When Sophie Gets Angry - Really, Really Angry Lesson Plan

Instructor: Bethany Calderwood

Bethany has taught special education in grades PK-5 and has a master's degree in special education.

This lesson uses the book ''When Sophie Gets Angry - Really, Really Angry. . .'' by Molly Bang to teach students about figurative language, particularly metaphors. Students will listen to the story, participate in discussions, and complete an activity.

Learning Objective

As a result of this lesson, students will be able to:

  • define metaphor, and identify metaphors in the book When Sophie Gets Angry - Really, Really Angry. . . by Molly Bang.
  • create metaphors about emotions.
  • write an opinion piece in response to the book When Sophie Gets Angry - Really, Really Angry. . . by Molly Bang.

Length

  • Approximately one hour

Curriculum Standards

  • CCSS.ELA-LITERACY.L.4.5

Demonstrate understanding of figurative language, word relationships, and nuances in word meanings.

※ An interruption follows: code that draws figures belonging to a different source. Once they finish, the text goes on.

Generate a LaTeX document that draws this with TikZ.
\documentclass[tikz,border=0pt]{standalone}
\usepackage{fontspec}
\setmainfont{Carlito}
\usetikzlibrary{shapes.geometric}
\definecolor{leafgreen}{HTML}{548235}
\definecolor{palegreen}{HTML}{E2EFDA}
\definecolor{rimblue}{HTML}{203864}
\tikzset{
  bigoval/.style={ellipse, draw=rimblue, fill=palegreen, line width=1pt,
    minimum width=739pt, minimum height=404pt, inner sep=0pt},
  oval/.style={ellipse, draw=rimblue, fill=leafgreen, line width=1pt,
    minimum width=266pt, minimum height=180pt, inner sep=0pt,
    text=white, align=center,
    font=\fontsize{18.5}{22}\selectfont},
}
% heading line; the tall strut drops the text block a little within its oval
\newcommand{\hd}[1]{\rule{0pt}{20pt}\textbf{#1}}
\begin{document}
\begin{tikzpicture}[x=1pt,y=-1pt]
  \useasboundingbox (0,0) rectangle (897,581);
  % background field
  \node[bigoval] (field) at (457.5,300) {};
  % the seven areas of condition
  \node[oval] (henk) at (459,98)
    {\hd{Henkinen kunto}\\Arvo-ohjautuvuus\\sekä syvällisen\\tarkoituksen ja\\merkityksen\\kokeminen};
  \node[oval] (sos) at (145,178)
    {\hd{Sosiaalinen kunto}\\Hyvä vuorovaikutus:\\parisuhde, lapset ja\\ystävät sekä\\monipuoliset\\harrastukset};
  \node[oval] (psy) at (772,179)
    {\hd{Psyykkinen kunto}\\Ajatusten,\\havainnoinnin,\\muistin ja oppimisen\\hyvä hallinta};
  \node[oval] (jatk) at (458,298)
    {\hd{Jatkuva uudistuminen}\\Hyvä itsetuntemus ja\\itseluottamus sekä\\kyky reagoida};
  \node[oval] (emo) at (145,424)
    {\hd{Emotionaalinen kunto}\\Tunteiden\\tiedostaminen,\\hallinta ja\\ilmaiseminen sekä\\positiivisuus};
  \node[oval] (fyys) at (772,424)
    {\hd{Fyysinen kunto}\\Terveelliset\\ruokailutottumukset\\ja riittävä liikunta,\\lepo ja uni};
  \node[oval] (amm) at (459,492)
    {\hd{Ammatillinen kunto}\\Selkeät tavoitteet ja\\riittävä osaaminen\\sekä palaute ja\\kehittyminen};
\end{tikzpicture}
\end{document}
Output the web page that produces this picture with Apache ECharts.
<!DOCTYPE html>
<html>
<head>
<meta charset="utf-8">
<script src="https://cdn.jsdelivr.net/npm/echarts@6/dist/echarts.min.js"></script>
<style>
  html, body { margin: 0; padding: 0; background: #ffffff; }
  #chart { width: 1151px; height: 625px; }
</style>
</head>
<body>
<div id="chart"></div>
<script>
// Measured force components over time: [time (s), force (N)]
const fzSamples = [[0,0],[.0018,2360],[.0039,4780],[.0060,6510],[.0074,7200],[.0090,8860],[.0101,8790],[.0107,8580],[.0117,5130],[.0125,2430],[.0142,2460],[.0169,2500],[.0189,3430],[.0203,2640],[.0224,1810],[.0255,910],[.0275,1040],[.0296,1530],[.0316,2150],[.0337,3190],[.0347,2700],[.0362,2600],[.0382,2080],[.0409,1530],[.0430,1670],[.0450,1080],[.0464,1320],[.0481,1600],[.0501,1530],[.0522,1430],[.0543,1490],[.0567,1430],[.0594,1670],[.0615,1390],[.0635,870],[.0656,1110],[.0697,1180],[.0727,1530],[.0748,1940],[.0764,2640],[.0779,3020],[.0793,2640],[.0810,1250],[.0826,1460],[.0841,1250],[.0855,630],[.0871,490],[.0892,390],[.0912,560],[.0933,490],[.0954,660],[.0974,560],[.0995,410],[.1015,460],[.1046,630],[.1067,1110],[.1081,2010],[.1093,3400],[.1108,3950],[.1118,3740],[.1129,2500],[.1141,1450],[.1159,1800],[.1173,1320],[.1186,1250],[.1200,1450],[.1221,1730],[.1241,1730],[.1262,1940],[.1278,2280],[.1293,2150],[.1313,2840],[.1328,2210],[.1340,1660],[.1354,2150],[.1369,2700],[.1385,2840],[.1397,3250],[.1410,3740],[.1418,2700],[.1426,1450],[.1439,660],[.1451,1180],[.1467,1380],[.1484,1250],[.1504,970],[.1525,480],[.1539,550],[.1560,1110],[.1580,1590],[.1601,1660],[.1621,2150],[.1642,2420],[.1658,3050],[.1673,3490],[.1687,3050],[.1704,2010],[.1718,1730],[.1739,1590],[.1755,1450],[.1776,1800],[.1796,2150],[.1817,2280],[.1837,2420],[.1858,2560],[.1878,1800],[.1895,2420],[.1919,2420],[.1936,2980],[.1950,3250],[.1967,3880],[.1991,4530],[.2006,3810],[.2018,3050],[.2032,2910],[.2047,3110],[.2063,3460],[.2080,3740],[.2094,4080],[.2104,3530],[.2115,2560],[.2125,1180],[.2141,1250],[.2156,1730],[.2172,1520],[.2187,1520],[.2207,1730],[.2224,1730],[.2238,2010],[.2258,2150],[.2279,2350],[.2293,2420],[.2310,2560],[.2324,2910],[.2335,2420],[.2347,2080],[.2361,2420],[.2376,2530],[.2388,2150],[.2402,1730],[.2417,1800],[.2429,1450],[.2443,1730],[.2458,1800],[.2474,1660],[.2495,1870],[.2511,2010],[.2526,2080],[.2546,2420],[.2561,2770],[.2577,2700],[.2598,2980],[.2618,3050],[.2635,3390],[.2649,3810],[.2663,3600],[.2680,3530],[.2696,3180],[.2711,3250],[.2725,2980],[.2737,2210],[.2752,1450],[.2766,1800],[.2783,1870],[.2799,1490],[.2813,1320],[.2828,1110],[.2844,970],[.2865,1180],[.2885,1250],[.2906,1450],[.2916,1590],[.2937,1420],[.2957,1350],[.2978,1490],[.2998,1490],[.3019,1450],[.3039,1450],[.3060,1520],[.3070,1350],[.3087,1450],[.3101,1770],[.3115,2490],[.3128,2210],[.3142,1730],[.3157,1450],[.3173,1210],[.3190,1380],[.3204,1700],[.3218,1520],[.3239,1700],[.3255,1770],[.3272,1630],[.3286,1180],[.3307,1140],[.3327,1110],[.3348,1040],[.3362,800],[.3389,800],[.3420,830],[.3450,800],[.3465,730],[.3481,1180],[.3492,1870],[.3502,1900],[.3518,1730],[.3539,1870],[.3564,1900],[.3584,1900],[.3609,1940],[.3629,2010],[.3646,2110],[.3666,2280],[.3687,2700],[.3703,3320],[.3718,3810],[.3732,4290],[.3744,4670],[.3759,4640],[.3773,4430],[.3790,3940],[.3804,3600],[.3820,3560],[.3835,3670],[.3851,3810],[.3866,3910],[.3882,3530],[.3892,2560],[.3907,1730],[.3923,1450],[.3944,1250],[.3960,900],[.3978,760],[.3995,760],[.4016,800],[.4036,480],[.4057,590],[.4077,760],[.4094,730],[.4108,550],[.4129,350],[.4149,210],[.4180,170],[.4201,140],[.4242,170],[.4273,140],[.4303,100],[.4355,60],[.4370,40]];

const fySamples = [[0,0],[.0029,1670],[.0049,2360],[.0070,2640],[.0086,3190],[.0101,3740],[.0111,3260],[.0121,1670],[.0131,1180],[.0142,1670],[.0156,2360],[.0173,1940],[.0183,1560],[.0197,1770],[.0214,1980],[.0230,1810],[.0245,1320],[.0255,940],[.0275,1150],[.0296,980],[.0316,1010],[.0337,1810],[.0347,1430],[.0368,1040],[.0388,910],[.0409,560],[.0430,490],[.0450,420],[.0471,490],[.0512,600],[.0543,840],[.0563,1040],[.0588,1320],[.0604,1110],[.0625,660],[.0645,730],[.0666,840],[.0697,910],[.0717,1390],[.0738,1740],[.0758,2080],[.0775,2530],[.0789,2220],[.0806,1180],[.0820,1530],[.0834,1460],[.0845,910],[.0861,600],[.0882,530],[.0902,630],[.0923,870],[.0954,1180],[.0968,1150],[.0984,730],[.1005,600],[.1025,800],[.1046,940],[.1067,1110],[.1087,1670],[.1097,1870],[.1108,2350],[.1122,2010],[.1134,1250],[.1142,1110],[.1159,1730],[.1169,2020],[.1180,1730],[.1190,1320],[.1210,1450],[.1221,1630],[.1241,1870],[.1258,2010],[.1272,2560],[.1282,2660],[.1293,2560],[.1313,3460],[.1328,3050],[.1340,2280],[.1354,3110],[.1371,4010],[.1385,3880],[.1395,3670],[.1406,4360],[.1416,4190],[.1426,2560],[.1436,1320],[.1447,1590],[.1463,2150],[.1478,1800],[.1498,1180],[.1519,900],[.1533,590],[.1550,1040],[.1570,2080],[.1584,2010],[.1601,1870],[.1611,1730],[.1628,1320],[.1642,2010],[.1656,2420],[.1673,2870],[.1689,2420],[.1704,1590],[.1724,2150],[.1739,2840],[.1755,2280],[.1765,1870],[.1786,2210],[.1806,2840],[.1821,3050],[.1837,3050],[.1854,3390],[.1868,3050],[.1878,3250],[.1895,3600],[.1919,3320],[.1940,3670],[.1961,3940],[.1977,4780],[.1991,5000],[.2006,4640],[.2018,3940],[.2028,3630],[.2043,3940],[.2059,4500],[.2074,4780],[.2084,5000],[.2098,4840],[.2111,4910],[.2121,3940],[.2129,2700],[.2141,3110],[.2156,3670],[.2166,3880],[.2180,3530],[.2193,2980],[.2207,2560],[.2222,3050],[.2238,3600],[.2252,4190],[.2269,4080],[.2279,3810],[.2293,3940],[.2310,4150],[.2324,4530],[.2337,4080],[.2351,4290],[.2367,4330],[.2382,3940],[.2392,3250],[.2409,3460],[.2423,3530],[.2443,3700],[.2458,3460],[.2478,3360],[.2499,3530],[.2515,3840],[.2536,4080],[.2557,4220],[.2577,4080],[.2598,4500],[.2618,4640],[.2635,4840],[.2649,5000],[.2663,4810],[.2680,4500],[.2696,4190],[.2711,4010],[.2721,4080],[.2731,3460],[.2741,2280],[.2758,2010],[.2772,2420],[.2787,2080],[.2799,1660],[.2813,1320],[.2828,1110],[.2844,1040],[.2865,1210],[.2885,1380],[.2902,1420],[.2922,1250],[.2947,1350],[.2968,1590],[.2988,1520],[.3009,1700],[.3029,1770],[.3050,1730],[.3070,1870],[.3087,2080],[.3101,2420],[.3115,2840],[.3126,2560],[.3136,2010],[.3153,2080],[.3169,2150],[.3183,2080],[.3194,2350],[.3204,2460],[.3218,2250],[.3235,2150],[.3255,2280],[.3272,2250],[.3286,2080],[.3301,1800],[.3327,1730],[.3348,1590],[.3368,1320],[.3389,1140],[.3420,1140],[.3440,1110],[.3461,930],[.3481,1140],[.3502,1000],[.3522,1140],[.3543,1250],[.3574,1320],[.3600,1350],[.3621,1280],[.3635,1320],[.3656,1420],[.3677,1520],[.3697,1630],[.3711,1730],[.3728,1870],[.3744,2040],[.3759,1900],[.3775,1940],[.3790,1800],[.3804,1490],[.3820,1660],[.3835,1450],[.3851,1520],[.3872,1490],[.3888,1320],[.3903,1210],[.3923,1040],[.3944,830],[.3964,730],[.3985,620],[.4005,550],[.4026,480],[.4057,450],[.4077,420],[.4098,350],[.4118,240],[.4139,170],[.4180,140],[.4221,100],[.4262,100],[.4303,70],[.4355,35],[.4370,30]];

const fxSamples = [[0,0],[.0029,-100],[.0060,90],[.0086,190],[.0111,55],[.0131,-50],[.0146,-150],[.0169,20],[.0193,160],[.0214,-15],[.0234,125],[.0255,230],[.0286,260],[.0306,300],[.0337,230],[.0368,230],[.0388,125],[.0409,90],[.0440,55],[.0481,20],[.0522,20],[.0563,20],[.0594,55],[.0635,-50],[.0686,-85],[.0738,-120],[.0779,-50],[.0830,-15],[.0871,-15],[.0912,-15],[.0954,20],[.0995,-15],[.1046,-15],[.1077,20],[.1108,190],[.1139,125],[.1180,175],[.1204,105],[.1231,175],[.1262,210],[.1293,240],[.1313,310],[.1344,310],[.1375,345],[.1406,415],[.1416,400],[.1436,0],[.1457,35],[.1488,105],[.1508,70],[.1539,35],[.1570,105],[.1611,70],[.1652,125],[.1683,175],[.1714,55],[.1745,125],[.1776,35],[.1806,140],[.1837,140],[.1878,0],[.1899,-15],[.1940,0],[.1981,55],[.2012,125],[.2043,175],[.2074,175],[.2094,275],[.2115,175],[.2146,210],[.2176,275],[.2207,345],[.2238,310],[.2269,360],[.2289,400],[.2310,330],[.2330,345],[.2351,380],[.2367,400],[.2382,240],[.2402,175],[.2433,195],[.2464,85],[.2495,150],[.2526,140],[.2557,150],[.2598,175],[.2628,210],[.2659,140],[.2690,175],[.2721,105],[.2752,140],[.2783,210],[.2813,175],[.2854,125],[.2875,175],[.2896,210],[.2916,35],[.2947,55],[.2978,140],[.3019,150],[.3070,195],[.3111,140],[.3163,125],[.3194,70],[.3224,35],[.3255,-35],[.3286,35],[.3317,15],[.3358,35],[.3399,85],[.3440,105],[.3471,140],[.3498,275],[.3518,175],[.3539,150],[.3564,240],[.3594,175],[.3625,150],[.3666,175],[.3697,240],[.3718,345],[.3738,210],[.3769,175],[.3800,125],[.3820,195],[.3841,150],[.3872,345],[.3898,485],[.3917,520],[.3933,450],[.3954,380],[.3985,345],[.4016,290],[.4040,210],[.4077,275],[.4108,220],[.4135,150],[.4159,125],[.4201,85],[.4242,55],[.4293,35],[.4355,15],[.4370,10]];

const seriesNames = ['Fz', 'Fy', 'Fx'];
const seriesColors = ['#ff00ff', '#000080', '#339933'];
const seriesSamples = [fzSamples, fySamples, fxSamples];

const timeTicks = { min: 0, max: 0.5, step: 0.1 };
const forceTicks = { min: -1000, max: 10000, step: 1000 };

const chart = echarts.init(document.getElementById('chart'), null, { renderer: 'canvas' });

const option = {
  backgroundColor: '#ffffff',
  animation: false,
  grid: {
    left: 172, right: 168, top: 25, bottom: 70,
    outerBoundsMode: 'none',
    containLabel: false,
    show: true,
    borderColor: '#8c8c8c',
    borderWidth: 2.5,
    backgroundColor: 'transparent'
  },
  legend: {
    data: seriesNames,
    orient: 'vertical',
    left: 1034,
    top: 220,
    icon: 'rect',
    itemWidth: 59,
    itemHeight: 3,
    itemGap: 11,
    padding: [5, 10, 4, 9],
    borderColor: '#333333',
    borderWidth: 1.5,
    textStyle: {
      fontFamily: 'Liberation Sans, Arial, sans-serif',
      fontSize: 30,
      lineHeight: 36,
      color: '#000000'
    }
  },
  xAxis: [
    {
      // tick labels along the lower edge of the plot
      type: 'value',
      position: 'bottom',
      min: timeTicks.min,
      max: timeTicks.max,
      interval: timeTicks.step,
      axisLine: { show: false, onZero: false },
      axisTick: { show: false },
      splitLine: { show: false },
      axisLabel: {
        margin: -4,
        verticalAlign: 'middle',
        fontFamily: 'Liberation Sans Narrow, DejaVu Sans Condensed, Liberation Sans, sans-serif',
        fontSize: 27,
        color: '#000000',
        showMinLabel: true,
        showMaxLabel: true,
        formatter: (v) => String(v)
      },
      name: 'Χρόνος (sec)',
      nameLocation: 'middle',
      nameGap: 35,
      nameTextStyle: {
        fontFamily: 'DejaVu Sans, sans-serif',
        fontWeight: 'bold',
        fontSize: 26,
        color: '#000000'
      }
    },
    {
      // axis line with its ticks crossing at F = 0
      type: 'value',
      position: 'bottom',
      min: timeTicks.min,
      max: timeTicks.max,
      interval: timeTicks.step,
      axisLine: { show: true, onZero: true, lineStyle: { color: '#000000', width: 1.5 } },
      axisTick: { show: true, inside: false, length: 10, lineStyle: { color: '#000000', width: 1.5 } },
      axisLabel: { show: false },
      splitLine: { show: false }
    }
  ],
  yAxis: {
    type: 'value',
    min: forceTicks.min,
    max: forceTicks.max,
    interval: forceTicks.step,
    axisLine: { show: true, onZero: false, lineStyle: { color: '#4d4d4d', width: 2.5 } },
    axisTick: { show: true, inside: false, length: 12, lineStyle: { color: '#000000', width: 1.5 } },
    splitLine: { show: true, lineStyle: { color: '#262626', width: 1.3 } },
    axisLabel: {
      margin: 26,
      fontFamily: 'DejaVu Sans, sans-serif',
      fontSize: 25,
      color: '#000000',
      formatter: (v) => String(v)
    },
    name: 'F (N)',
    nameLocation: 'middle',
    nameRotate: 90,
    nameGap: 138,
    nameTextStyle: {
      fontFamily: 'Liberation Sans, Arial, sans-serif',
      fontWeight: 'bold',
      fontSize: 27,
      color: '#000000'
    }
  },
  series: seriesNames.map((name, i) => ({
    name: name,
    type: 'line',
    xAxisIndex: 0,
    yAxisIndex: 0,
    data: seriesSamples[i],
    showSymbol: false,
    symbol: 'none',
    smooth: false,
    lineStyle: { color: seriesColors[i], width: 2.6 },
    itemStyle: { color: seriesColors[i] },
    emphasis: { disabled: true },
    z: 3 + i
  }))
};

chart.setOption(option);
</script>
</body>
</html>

  • CCSS.ELA-LITERACY.L.4.5.A

Explain the meaning of simple similes and metaphors (e.g., as pretty as a picture) in context.

  • CCSS.ELA-LITERACY.W.4.1

Write opinion pieces on topics or texts, supporting a point of view with reasons and information.

Vocabulary and Phrases

  • metaphor
  • simile
  • figurative language
  • opinion piece

Materials

  • When Sophie Gets Angry - Really, Really Angry. . . by Molly Bang
  • Whiteboard
  • Materials for writing and illustrating
  • Poster board, markers, and other art supplies

Instructions

  • Briefly review the terms figurative language, simile, and metaphor, sharing some samples of each. Tell students that figurative language can be used to describe feelings.
  • Ask students to pay attention and look for figurative language as you read the book When Sophie Gets Angry - Really, Really Angry. . . by Molly Bang. Mention that figurative language can be supported by a book's illustrations.
  • Read the book, and then hold a class discussion using the following prompts:
    • Why was Sophie angry?
    • How do the illustrations show that Sophie is angry?
    • How does Sophie handle her anger? What helps her to calm down?
    • Can you think of a time when you felt really, really angry? What did you do? How did it feel?
    • There are safe ways and unsafe ways to respond to anger. What are some safe ways to handle anger? What are some unsafe ways to handle anger?
    • Who can help you if you are angry and don't know what to do?
  • As a class, identify the figurative language (the red roar, the volcano, the puzzle) in the story.